India’s space sector has taken a further step towards private participation with the selection of three start-ups to develop indigenous small satellite bus platforms under the Satellite Bus as a Service (SBaaS) initiative. Bengaluru-based Astrome Technologies, Hyderabad-based Azista Industries and Dhruva Space will develop and test modular satellite buses that can carry different customer payloads for hosted payload missions.
What the SBaaS Initiative Means
The SBaaS model provides a ready-to-use satellite bus to customers, along with related services. Instead of building the entire satellite platform, payload developers can use a standardised bus and focus on their mission equipment. This reduces development time, cost and technical barriers for new entrants.
Selection Process and Support
IN-SPACe launched the initiative through an announcement of opportunity in April 2025. Fifteen proposals were received by July 2025. After a multi-stage evaluation, three firms were chosen. Each selected company will receive a grant of ₹5 crore to support development and demonstration of a robust, modular and scalable small satellite bus.

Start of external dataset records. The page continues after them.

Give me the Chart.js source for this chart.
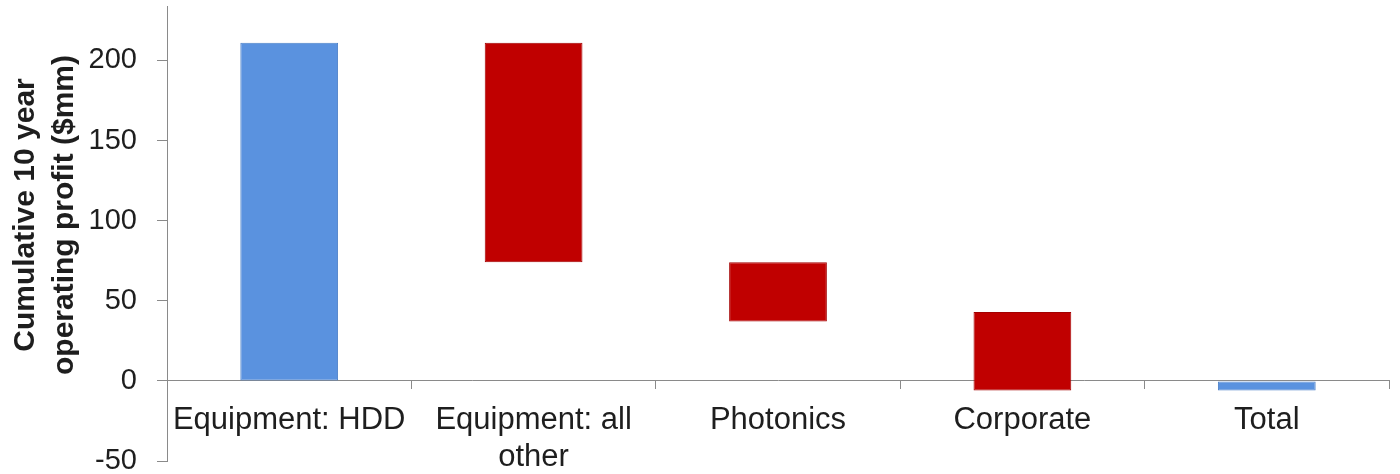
<!DOCTYPE html>
<html>
<head>
<meta charset="utf-8">
<script src="https://cdn.jsdelivr.net/npm/chart.js@4"></script>
<style>
  html, body { margin: 0; padding: 0; background: #fff; }
  #wrap { width: 1400px; height: 474px; }
</style>
</head>
<body>
<div id="wrap"><canvas id="c" width="1400" height="474"></canvas></div>
<script>
// Waterfall of cumulative 10-year operating profit by segment ($mm)
const categories = ['Equipment: HDD', ['Equipment: all', 'other'], 'Photonics', 'Corporate', 'Total'];
const barStart = [0, 211, 74, 43, 0];
const barEnd = [211, 74, 37, -6, -6];
const barKind = ['total', 'change', 'change', 'change', 'total'];
const yTicks = [-50, 0, 50, 100, 150, 200];
const yTitle = ['Cumulative 10 year', 'operating profit ($mm)'];

const fillFor = { total: '#5A92DF', change: '#C00000' };
const edgeFor = { total: '#4C80C8', change: '#A30000' };

const FONT = '"Liberation Sans", Arial, sans-serif';
const AXIS = '#8a8a8a';

// Rotated two-line axis title on the left
const sideTitle = {
  id: 'sideTitle',
  afterDraw(chart) {
    const ctx = chart.ctx;
    ctx.save();
    ctx.font = 'bold 30px ' + FONT;
    ctx.fillStyle = '#1e1e1e';
    ctx.textAlign = 'center';
    ctx.textBaseline = 'middle';
    ctx.translate(0, 215);
    ctx.rotate(-Math.PI / 2);
    yTitle.forEach((line, i) => ctx.fillText(line, 0, 26 + i * 39));
    ctx.restore();
  }
};

new Chart(document.getElementById('c'), {
  type: 'bar',
  data: {
    labels: categories,
    datasets: [{
      data: barStart.map((s, i) => [s, barEnd[i]]),
      backgroundColor: barKind.map(k => fillFor[k]),
      borderColor: barKind.map(k => edgeFor[k]),
      borderWidth: 1,
      borderSkipped: false,
      barPercentage: 0.4,
      categoryPercentage: 1.0
    }]
  },
  options: {
    responsive: false,
    animation: false,
    layout: { padding: { left: 0, right: 11, top: 6, bottom: 13 } },
    plugins: { legend: { display: false }, tooltip: { enabled: false }, title: { display: false } },
    scales: {
      x: {
        position: { y: 0 },
        z: 1,
        offset: true,
        grid: { display: true, drawOnChartArea: false, drawTicks: true, tickLength: 8, offset: true, color: AXIS },
        border: { display: true, color: AXIS, width: 1 },
        ticks: {
          color: '#1e1e1e',
          font: { family: FONT, size: 31, lineHeight: 1.2 },
          padding: 13,
          maxRotation: 0,
          autoSkip: false
        },
        afterFit(scale) {
          scale.height = 0;
          scale.paddingLeft = 0;
          scale.paddingRight = 0;
        }
      },
      y: {
        min: -50,
        max: 234,
        grid: { display: true, drawOnChartArea: false, drawTicks: true, tickLength: 10, color: AXIS },
        border: { display: true, color: AXIS, width: 1 },
        ticks: {
          stepSize: 50,
          color: '#1e1e1e',
          font: { family: FONT, size: 29 },
          padding: 20
        },
        afterBuildTicks(scale) {
          scale.ticks = yTicks.map(v => ({ value: v }));
        },
        afterFit(scale) {
          scale.width = 167;
          scale.paddingTop = 0;
          scale.paddingBottom = 0;
        }
      }
    }
  },
  plugins: [sideTitle]
});
</script>
</body>
</html>
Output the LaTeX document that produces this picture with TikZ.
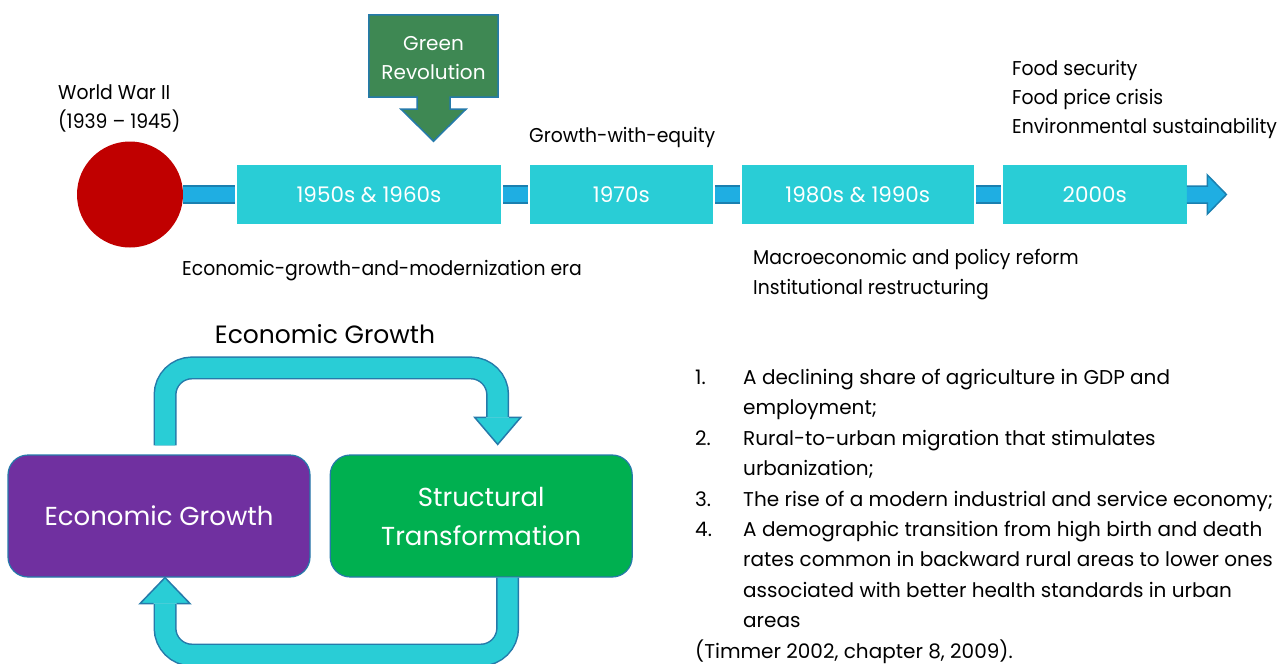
\documentclass[tikz,border=0pt]{standalone}
\usepackage{fontspec}
\setmainfont{Poppins}
\newfontfamily\narrowfont{Poppins}[FakeStretch=0.94,Ligatures=TeX]
\usepackage{tikz}
\usetikzlibrary{positioning,calc,backgrounds}
\definecolor{boxcyan}{RGB}{41,205,214}
\definecolor{barblue}{RGB}{31,174,226}
\definecolor{bardark}{RGB}{26,128,176}
\definecolor{warred}{RGB}{192,0,0}
\definecolor{revgreen}{RGB}{62,136,83}
\definecolor{edgeblue}{RGB}{37,122,170}
\definecolor{egpurple}{RGB}{112,48,160}
\definecolor{stgreen}{RGB}{0,176,80}
\tikzset{era node/.style={rectangle,fill=boxcyan,text=white,minimum height=59pt,inner sep=0pt,font=\fontsize{21.5}{24}\selectfont},
  plain text/.style={anchor=west,inner sep=0pt,align=left,font=\narrowfont\fontsize{20}{29}\selectfont},
  cycle node/.style={rectangle,rounded corners=20pt,draw=edgeblue,line width=1.2pt,text=white,minimum width=302pt,minimum height=122pt,inner sep=0pt,align=center,font=\fontsize{26}{39}\selectfont},
  time bar/.style={draw=bardark,line width=2pt,double=barblue,double distance=15pt},
  loop band/.style={draw=edgeblue,line width=1.5pt,double=boxcyan,double distance=20pt,rounded corners=27pt},
  loop head/.style={draw=edgeblue,line width=1.5pt,fill=boxcyan,line join=miter},}

\begin{document}
\begin{tikzpicture}[x=1pt, y=-1pt, node distance=28.5pt]
	\useasboundingbox (0,0) rectangle (1286,664);
	% timeline
	\node[circle, fill=warred, minimum size=106pt, inner sep=0pt] (ww) at (130,194.5) {};
	\node[era node, minimum width=264pt] (e50) at (369,194.5) {1950s \& 1960s};
	\node[era node, minimum width=183pt] (e70) [right = of e50] {1970s};
	\node[era node, minimum width=232pt] (e80) [right = of e70] {1980s \& 1990s};
	\node[era node, minimum width=184pt] (e00) [right = of e80] {2000s};

	\draw[time bar, shorten >=2pt] (ww.east) -- (e50.west);
	\draw[time bar, shorten <=2pt, shorten >=2pt] (e50.east) -- (e70.west);
	\draw[time bar, shorten <=2pt, shorten >=2pt] (e70.east) -- (e80.west);
	\draw[time bar, shorten <=2pt, shorten >=2pt] (e80.east) -- (e00.west);
	\coordinate (tip) at ($(e00.east)+(39.5,0)$);
	\draw[draw=bardark, fill=barblue, line width=1.5pt] ($(e00.east)+(0,-8.5)$) -- ++(20.5,0) -- ++(0,-11) -- (tip) -- ($(e00.east)+(20.5,19.5)$) -- ++(0,-11) -- ($(e00.east)+(0,8.5)$);

	\node[plain text] (wwlbl) at (58,108.5) {World War II\\(1939 – 1945)};
	\node[plain text] (gwe) at (529,137) {Growth-with-equity};
	\node[plain text] (egm) at (182,271) {Economic-growth-and-modernization era};
	\node[plain text, font=\narrowfont\fontsize{20}{30}\selectfont] (mpr) at (753,275) {Macroeconomic and policy reform\\Institutional restructuring};
	\node[plain text] (fsc) at (1012,99) {Food security\\Food price crisis\\Environmental sustainability};

	% green revolution callout
	\node[text=white, minimum width=129pt, minimum height=82pt, inner sep=0pt, align=center, font=\fontsize{20}{29}\selectfont] (gr) at (433.5,58) {Green\\Revolution};
	\begin{scope}[on background layer]
		\draw[fill=revgreen, draw=edgeblue, line width=1.5pt] ($(gr.north west)+(0,-2)$) -- ($(gr.north east)+(0,-2)$) -- ($(gr.south east)+(0,-2)$) -- ($(gr.south)+(16.5,-2)$) -- ++(0,12) -- ++(16,0) -- ++(-32.5,32) -- ++(-32.5,-32) -- ++(16,0) -- ++(0,-12) -- ($(gr.south west)+(0,-2)$) -- cycle;
	\end{scope}

	% growth and transformation loop
	\node[plain text, anchor=center, font=\fontsize{25}{30}\selectfont] (title) at (325,334) {Economic Growth};
	\node[cycle node, fill=egpurple] (eg) at (159,516) {Economic Growth};
	\node[cycle node, fill=stgreen] (st) [right = 19pt of eg] {Structural\\Transformation};

	\coordinate (up start) at ($(eg.north)+(6,-9)$);
	\coordinate (up end) at ($(st.north)+(16.5,-37)$);
	\draw[loop band] (up start) -- ++(0,-77.5) -| (up end);
	\draw[loop head] ($(up end)+(11.5,0)$) -- ++(11.5,0) -- ($(st.north)+(16.5,-10)$) -- ($(up end)+(-23,0)$) -- ++(11.5,0);

	\coordinate (lo start) at ($(st.south)+(26.5,0)$);
	\coordinate (lo end) at ($(eg.south)+(6,26)$);
	\draw[loop band] (lo start) -- ++(0,77.5) -| (lo end);
	\draw[loop head] ($(lo end)+(11.5,0)$) -- ++(13.5,0) -- ($(eg.south)+(6,0)$) -- ($(lo end)+(-25,0)$) -- ++(13.5,0);

	% list of features
	\node[anchor=north west, inner sep=0pt, font=\fontsize{20}{30.4}\selectfont] (facts) at (695,363) {%
		\begin{tabular}{@{}p{48pt}@{}l@{}}
			1. & A declining share of agriculture in GDP and\\
			& employment;\\
			2. & Rural-to-urban migration that stimulates\\
			& urbanization;\\
			3. & The rise of a modern industrial and service economy;\\
			4. & A demographic transition from high birth and death\\
			& rates common in backward rural areas to lower ones\\
			& associated with better health standards in urban\\
			& areas\\
			\multicolumn{2}{@{}l@{}}{(Timmer 2002, chapter 8, 2009).}
		\end{tabular}};
\end{tikzpicture}
\end{document}
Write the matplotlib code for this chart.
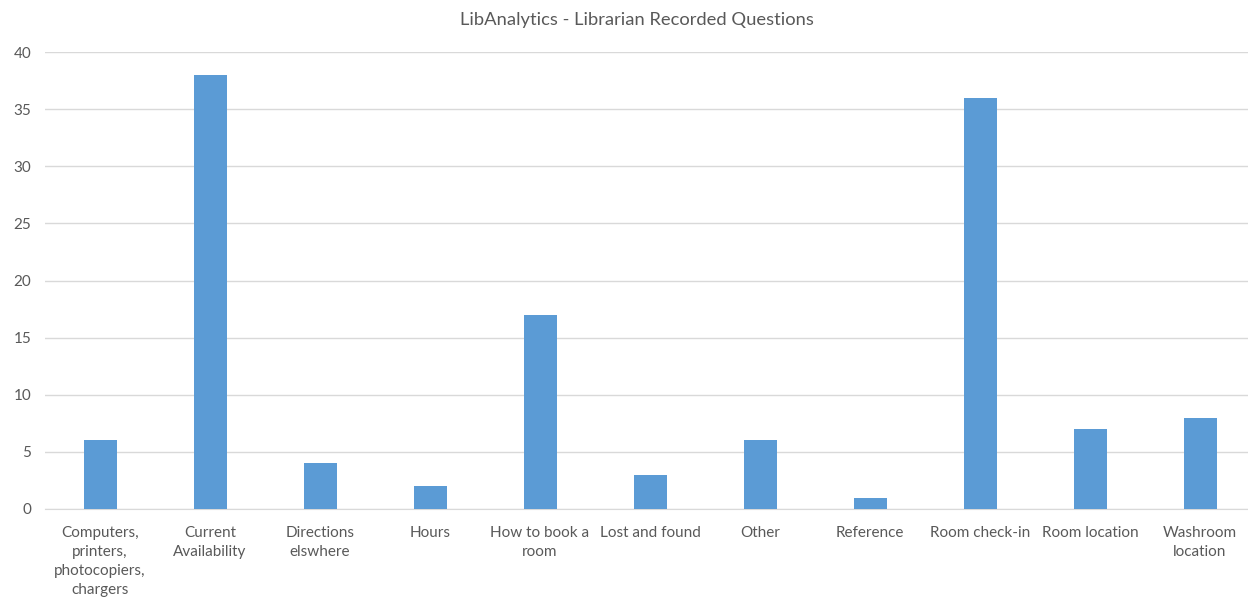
import matplotlib.pyplot as plt

categories = [
    "Computers,\nprinters,\nphotocopiers,\nchargers",
    "Current\nAvailability",
    "Directions\nelswhere",
    "Hours",
    "How to book a\nroom",
    "Lost and found",
    "Other",
    "Reference",
    "Room check-in",
    "Room location",
    "Washroom\nlocation",
]
counts = [6, 38, 4, 2, 17, 3, 6, 1, 36, 7, 8]
y_ticks = [0, 5, 10, 15, 20, 25, 30, 35, 40]

text_color = "#595959"
plt.rcParams["font.family"] = ["Lato", "DejaVu Sans"]

fig = plt.figure(figsize=(12.48, 6), dpi=100)
ax = fig.add_axes([45 / 1248, 91 / 600, 1210 / 1248, 457 / 600])

x = range(len(categories))
ax.bar(x, counts, width=0.3, color="#5B9BD5", zorder=3)

ax.set_xlim(-0.5, len(categories) - 0.5)
ax.set_ylim(0, 40)
ax.set_yticks(y_ticks)
ax.set_xticks(list(x))
ax.set_xticklabels(categories, fontsize=11, color=text_color, linespacing=1.47)
ax.tick_params(axis="y", labelsize=11, labelcolor=text_color, length=0, pad=10)
ax.tick_params(axis="x", length=0, pad=12)
for lbl in ax.get_xticklabels():
    lbl.set_verticalalignment("top")

ax.grid(axis="y", color="#D9D9D9", linewidth=1, zorder=0)
for side in ["top", "right", "left"]:
    ax.spines[side].set_visible(False)
ax.spines["bottom"].set_color("#D9D9D9")

fig.text(0.51, 0.967, "LibAnalytics - Librarian Recorded Questions",
         ha="center", va="center", fontsize=13.2, color=text_color)

fig.savefig("out.png", dpi=100)
plt.close(fig)
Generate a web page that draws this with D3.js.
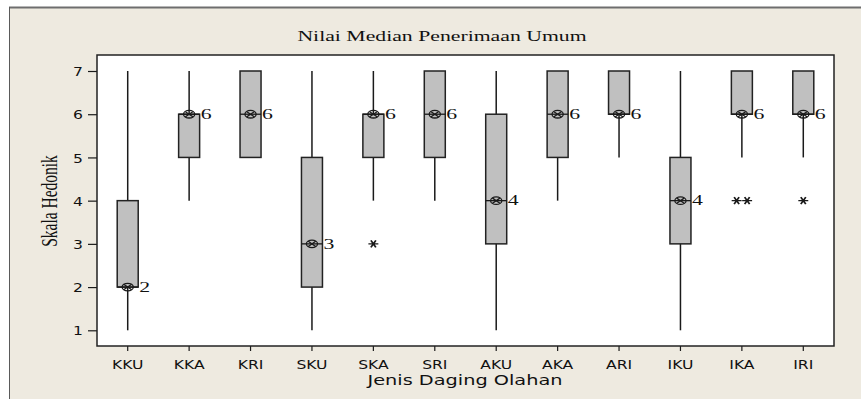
<!DOCTYPE html>
<html>
<head>
<meta charset="utf-8">
<script src="https://cdn.jsdelivr.net/npm/d3@7"></script>
<style>
  html, body { margin: 0; padding: 0; background: #ffffff; }
  svg { display: block; }
</style>
</head>
<body>
<svg id="chart" width="861" height="399"></svg>
<script>
// Hedonic-scale summaries per processed-meat type
const categories = ["KKU", "KKA", "KRI", "SKU", "SKA", "SRI", "AKU", "AKA", "ARI", "IKU", "IKA", "IRI"];
const whiskerLow  = [1, 4, 5, 1, 4, 4, 1, 4, 5, 1, 5, 5];
const q1          = [2, 5, 5, 2, 5, 5, 3, 5, 6, 3, 6, 6];
const median      = [2, 6, 6, 3, 6, 6, 4, 6, 6, 4, 6, 6];
const q3          = [4, 6, 7, 5, 6, 7, 6, 7, 7, 5, 7, 7];
const whiskerHigh = [7, 7, 7, 7, 7, 7, 7, 7, 7, 7, 7, 7];
const outliers    = [[], [], [], [], [3], [], [], [], [], [], [4, 4], [4]];
const yTicks = [1, 2, 3, 4, 5, 6, 7];

const chartTitle = "Nilai Median Penerimaan Umum";
const xTitle = "Jenis Daging Olahan";
const yTitle = "Skala Hedonik";

const rows = categories.map((c, i) => ({
  cat: c, lo: whiskerLow[i], q1: q1[i], med: median[i], q3: q3[i], hi: whiskerHigh[i], out: outliers[i]
}));

const svg = d3.select("#chart");
const W = 861, H = 399;
const plot = { left: 97, top: 55, right: 834, bottom: 346 };

const serif = "'Liberation Serif', 'Times New Roman', serif";
const sans = "'DejaVu Sans', Verdana, sans-serif";
const ink = "#1a1a1a";

// outer panel
svg.append("rect").attr("x", 9).attr("y", 7).attr("width", W - 9).attr("height", H - 7)
  .attr("fill", "#eeeae0");
svg.append("line").attr("x1", 9).attr("x2", W).attr("y1", 7.5).attr("y2", 7.5)
  .attr("stroke", "#6e6e6e").attr("stroke-width", 2);
svg.append("line").attr("x1", 9.5).attr("x2", 9.5).attr("y1", 7).attr("y2", H)
  .attr("stroke", "#5a5a5a").attr("stroke-width", 1);

// data region
svg.append("rect").attr("x", plot.left).attr("y", plot.top)
  .attr("width", plot.right - plot.left).attr("height", plot.bottom - plot.top)
  .attr("fill", "#ffffff");

const x = d3.scalePoint().domain(categories).range([plot.left, plot.right]).padding(0.5);
const y = d3.scaleLinear().domain([1, 7]).range([330.3, 71]);

// text helper with horizontal stretch
function stretchedText(g, tx, ty, str, opts) {
  return g.append("text")
    .attr("transform", `translate(${tx},${ty}) scale(${opts.sx || 1},1)${opts.rotate ? ` rotate(${opts.rotate})` : ""}`)
    .attr("font-family", opts.family)
    .attr("font-size", opts.size)
    .attr("text-anchor", opts.anchor || "start")
    .attr("fill", opts.fill || "#111")
    .text(str);
}

// axes
const yAxis = svg.append("g").attr("transform", `translate(${plot.left},0)`)
  .call(d3.axisLeft(y).tickValues(yTicks).tickFormat(d3.format("d")).tickSize(9).tickSizeOuter(0).tickPadding(5));
yAxis.select(".domain").remove();
yAxis.selectAll(".tick line").attr("stroke", ink).attr("stroke-width", 1.2);
yAxis.selectAll(".tick text")
  .attr("font-family", sans).attr("font-size", 13).attr("fill", "#111")
  .attr("x", -14 / 1.2).attr("dy", "0.36em")
  .attr("transform", "scale(1.2,1)");

const xAxis = svg.append("g").attr("transform", `translate(0,${plot.bottom})`)
  .call(d3.axisBottom(x).tickSize(5).tickSizeOuter(0).tickPadding(9));
xAxis.select(".domain").remove();
xAxis.selectAll(".tick line").attr("stroke", ink).attr("stroke-width", 1.2);
xAxis.selectAll(".tick text")
  .attr("font-family", sans).attr("font-size", 13).attr("fill", "#111")
  .attr("transform", "scale(1.2,1)");
xAxis.selectAll(".tick").each(function(d) {
  const px = x(d);
  d3.select(this).attr("transform", `translate(${px},0)`);
});

// border of data region
svg.append("rect").attr("x", plot.left).attr("y", plot.top)
  .attr("width", plot.right - plot.left).attr("height", plot.bottom - plot.top)
  .attr("fill", "none").attr("stroke", "#222").attr("stroke-width", 1.5);

// boxes
const boxW = 21;
const g = svg.append("g");
const groups = g.selectAll("g.box").data(rows).join("g").attr("class", "box")
  .attr("transform", d => `translate(${x(d.cat)},0)`);

groups.filter(d => d.hi > d.q3).append("line")
  .attr("x1", 0).attr("x2", 0).attr("y1", d => y(d.q3)).attr("y2", d => y(d.hi))
  .attr("stroke", ink).attr("stroke-width", 1.5);
groups.filter(d => d.lo < d.q1).append("line")
  .attr("x1", 0).attr("x2", 0).attr("y1", d => y(d.q1)).attr("y2", d => y(d.lo))
  .attr("stroke", ink).attr("stroke-width", 1.5);

groups.append("rect")
  .attr("x", -boxW / 2).attr("width", boxW)
  .attr("y", d => y(d.q3)).attr("height", d => y(d.q1) - y(d.q3))
  .attr("fill", "#c0c0c0").attr("stroke", "#222").attr("stroke-width", 1.5);

groups.append("line")
  .attr("x1", -boxW / 2).attr("x2", boxW / 2)
  .attr("y1", d => y(d.med)).attr("y2", d => y(d.med))
  .attr("stroke", ink).attr("stroke-width", 1.3);

// median marker: circled cross
groups.append("ellipse")
  .attr("cx", 0).attr("cy", d => y(d.med)).attr("rx", 5.6).attr("ry", 3.8)
  .attr("fill", "none").attr("stroke", ink).attr("stroke-width", 1.3);
const xMark = d3.symbol(d3.symbolX, 20);
groups.append("path")
  .attr("d", xMark)
  .attr("transform", d => `translate(0,${y(d.med)}) scale(1.45,1)`)
  .attr("fill", "none").attr("stroke", ink).attr("stroke-width", 1.1);

// median value labels
groups.each(function(d) {
  stretchedText(d3.select(this), boxW / 2 + 1, y(d.med) + 4.8, d3.format("d")(d.med),
    { family: serif, size: 15, sx: 1.45, fill: "#111" });
});

// outliers
const star = d3.symbol(d3.symbolAsterisk, 44);
groups.each(function(d) {
  const n = d.out.length;
  d.out.forEach((v, k) => {
    const off = n > 1 ? (k - (n - 1) / 2) * 10.5 : 0;
    d3.select(this).append("path")
      .attr("d", star)
      .attr("transform", `translate(${off},${y(v)}) scale(1.25,1) rotate(90)`)
      .attr("fill", "none").attr("stroke", ink).attr("stroke-width", 1.4);
  });
});

// titles
stretchedText(svg, 442, 40.5, chartTitle, { family: serif, size: 15, sx: 1.45, anchor: "middle" });
svg.append("text")
  .attr("x", 465).attr("y", 385)
  .attr("font-family", sans).attr("font-size", 14).attr("fill", "#111")
  .attr("text-anchor", "middle")
  .attr("textLength", 195).attr("lengthAdjust", "spacingAndGlyphs")
  .text(xTitle);
stretchedText(svg, 57, 201, yTitle, { family: serif, size: 15.5, sx: 1.45, anchor: "middle", rotate: -90 });
</script>
</body>
</html>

Strategic Importance for India
The initiative is designed to strengthen India’s domestic satellite manufacturing ecosystem and expand hosted payload services. It also supports the broader goal of making India a preferred destination for end-to-end small satellite manufacturing, launch and payload hosting. The satellite buses are expected to serve domestic and global market needs.
Next Steps Under the Scheme
IN-SPACe will support the selected firms through milestone-linked grant disbursement and access to ISRO/Department of Space and IN-SPACe infrastructure, testing facilities and technical expertise. In later phases, hosted payload missions are expected on these platforms, further deepening public-private partnership-led space programmes.